What is expected: Write the lines out again, from the top of the material to the line containing "fig.patch.set_facecolor('white')", pictures excluded.

Data:

-=-=-

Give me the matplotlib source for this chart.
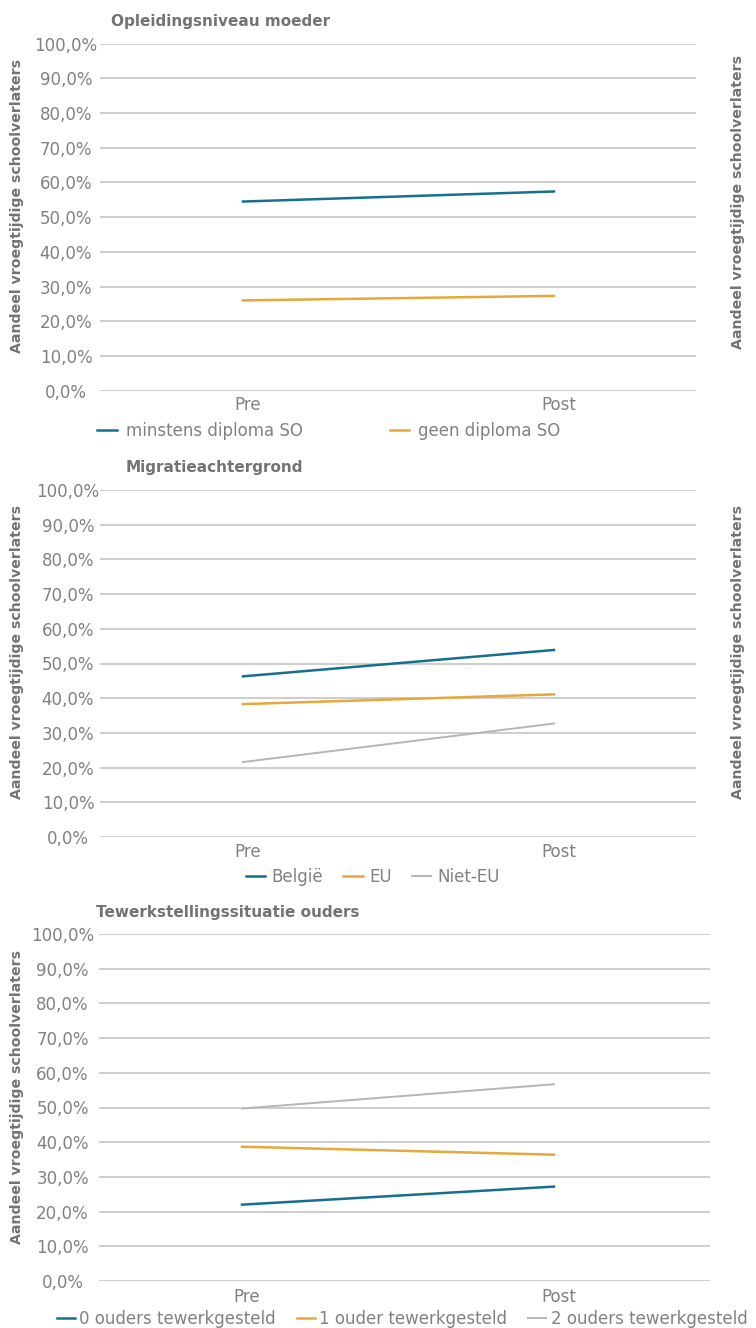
import matplotlib
matplotlib.use('Agg')
import matplotlib.pyplot as plt
from matplotlib.ticker import FuncFormatter
from matplotlib.transforms import ScaledTranslation

plt.rcParams['font.family'] = ['DejaVu Sans']

# ---------------- data ----------------
categories = ['Pre', 'Post']
y_ticks = [0, 10, 20, 30, 40, 50, 60, 70, 80, 90, 100]
y_label = 'Aandeel vroegtijdige schoolverlaters'

title_mother = 'Opleidingsniveau moeder'
labels_mother = ['minstens diploma SO', 'geen diploma SO']
mother_min_diploma = [54.5, 57.4]
mother_geen_diploma = [26.0, 27.3]

title_migr = 'Migratieachtergrond'
labels_migr = ['België', 'EU', 'Niet-EU']
migr_belgie = [46.3, 53.9]
migr_eu = [38.3, 41.1]
migr_niet_eu = [21.6, 32.7]

title_work = 'Tewerkstellingssituatie ouders'
labels_work = ['0 ouders tewerkgesteld', '1 ouder tewerkgesteld', '2 ouders tewerkgesteld']
work_0 = [22.0, 27.2]
work_1 = [38.7, 36.4]
work_2 = [49.7, 56.7]

# ---------------- style ----------------
BLUE = '#156f8e'
ORANGE = '#e6a83a'
GREY = '#b5b5b5'
GRID = '#c9c9c9'
TICK_C = '#818181'
TITLE_C = '#737373'
FS = 12

W, H = 756, 1328
fig = plt.figure(figsize=(W / 100, H / 100), dpi=100)
fig.patch.set_facecolor('white')


def fx(x):
    return x / W


def fy(y):
    return 1 - y / H


def add_panel(x0, x1, ytop, ybot, pre_px, post_px, ylab_center_px, xpad_pt):
    ax = fig.add_axes([fx(x0), fy(ybot), fx(x1 - x0), (ybot - ytop) / H])
    unit = post_px - pre_px
    ax.set_xlim(-(pre_px - x0) / unit, 1 + (x1 - post_px) / unit)
    ax.set_ylim(0, 100)
    ax.set_yticks(y_ticks)
    ax.yaxis.set_major_formatter(FuncFormatter(lambda v, p: f"{v:.1f}".replace('.', ',') + '%'))
    ax.set_xticks(range(len(categories)))
    ax.set_xticklabels(categories)
    for s in ax.spines.values():
        s.set_visible(False)
    ax.grid(axis='y', color=GRID, linewidth=1.3)
    ax.set_axisbelow(True)
    pad_px = x0 - ylab_center_px
    ax.tick_params(axis='y', length=0, pad=pad_px * 0.72, labelsize=FS, labelcolor=TICK_C)
    ax.tick_params(axis='x', length=0, pad=xpad_pt, labelsize=FS, labelcolor=TICK_C)
    for lbl in ax.get_yticklabels():
        lbl.set_horizontalalignment('center')
    shift = ScaledTranslation(5 / 100, 0, fig.dpi_scale_trans)
    for lbl in ax.get_xticklabels():
        lbl.set_transform(lbl.get_transform() + shift)
    return ax


# Panel 1
ax1 = add_panel(100, 696, 43.7, 390.6, 243, 554, 66, 4.0)
ax1.plot(range(2), mother_min_diploma, color=BLUE, lw=1.8, label=labels_mother[0])
ax1.plot(range(2), mother_geen_diploma, color=ORANGE, lw=1.8, label=labels_mother[1])
ax1.legend(loc='center', bbox_to_anchor=(fx(329), fy(431)), bbox_transform=fig.transFigure,
           ncol=2, frameon=False, fontsize=FS, labelcolor=TICK_C, handlelength=1.15,
           handletextpad=0.57, columnspacing=5.2, borderpad=0, borderaxespad=0)

# Panel 2
ax2 = add_panel(100, 696, 490, 837, 243, 554, 68, 4.0)
ax2.plot(range(2), migr_belgie, color=BLUE, lw=1.8, label=labels_migr[0])
ax2.plot(range(2), migr_eu, color=ORANGE, lw=1.8, label=labels_migr[1])
ax2.plot(range(2), migr_niet_eu, color=GREY, lw=1.4, label=labels_migr[2])
ax2.legend(loc='center', bbox_to_anchor=(fx(373), fy(877)), bbox_transform=fig.transFigure,
           ncol=3, frameon=False, fontsize=FS, labelcolor=TICK_C, handlelength=1.15,
           handletextpad=0.4, columnspacing=1.2, borderpad=0, borderaxespad=0)

# Panel 3
ax3 = add_panel(99, 710, 934, 1281, 242, 554, 62.5, 5.0)
ax3.plot(range(2), work_0, color=BLUE, lw=1.8, label=labels_work[0])
ax3.plot(range(2), work_1, color=ORANGE, lw=1.8, label=labels_work[1])
ax3.plot(range(2), work_2, color=GREY, lw=1.4, label=labels_work[2])
ax3.legend(loc='center', bbox_to_anchor=(fx(402), fy(1319)), bbox_transform=fig.transFigure,
           ncol=3, frameon=False, fontsize=FS, labelcolor=TICK_C, handlelength=1.1,
           handletextpad=0.25, columnspacing=1.25, borderpad=0, borderaxespad=0)

# Titles
for t, x, y in [(title_mother, 111, 21.7), (title_migr, 126, 468), (title_work, 96, 912)]:
    fig.text(fx(x), fy(y), t, ha='left', va='center', fontsize=11, fontweight='bold', color=TITLE_C)

# Left y labels
for yc in [206, 652, 1097]:
    fig.text(fx(17), fy(yc), y_label, rotation=90, ha='center', va='center',
             fontsize=10.2, fontweight='bold', color=TITLE_C)

# Right y labels (clipped at right edge)
clip_ax = fig.add_axes([0, 0, 744 / W, 1])
clip_ax.axis('off')
for yc in [202, 652]:
    clip_ax.text(742 / 744, fy(yc), y_label, rotation=90, rotation_mode='anchor',
                 ha='center', va='baseline',
                 fontsize=10.2, fontweight='bold', color=TITLE_C, clip_on=True,
                 transform=clip_ax.transAxes)

fig.savefig('out.png', dpi=100, facecolor='white')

-=-=-

Response below:
Give me the matplotlib source for this chart.
import matplotlib
matplotlib.use('Agg')
import matplotlib.pyplot as plt
from matplotlib.ticker import FuncFormatter
from matplotlib.transforms import ScaledTranslation

plt.rcParams['font.family'] = ['DejaVu Sans']

# ---------------- data ----------------
categories = ['Pre', 'Post']
y_ticks = [0, 10, 20, 30, 40, 50, 60, 70, 80, 90, 100]
y_label = 'Aandeel vroegtijdige schoolverlaters'

title_mother = 'Opleidingsniveau moeder'
labels_mother = ['minstens diploma SO', 'geen diploma SO']
mother_min_diploma = [54.5, 57.4]
mother_geen_diploma = [26.0, 27.3]

title_migr = 'Migratieachtergrond'
labels_migr = ['België', 'EU', 'Niet-EU']
migr_belgie = [46.3, 53.9]
migr_eu = [38.3, 41.1]
migr_niet_eu = [21.6, 32.7]

title_work = 'Tewerkstellingssituatie ouders'
labels_work = ['0 ouders tewerkgesteld', '1 ouder tewerkgesteld', '2 ouders tewerkgesteld']
work_0 = [22.0, 27.2]
work_1 = [38.7, 36.4]
work_2 = [49.7, 56.7]

# ---------------- style ----------------
BLUE = '#156f8e'
ORANGE = '#e6a83a'
GREY = '#b5b5b5'
GRID = '#c9c9c9'
TICK_C = '#818181'
TITLE_C = '#737373'
FS = 12

W, H = 756, 1328
fig = plt.figure(figsize=(W / 100, H / 100), dpi=100)
fig.patch.set_facecolor('white')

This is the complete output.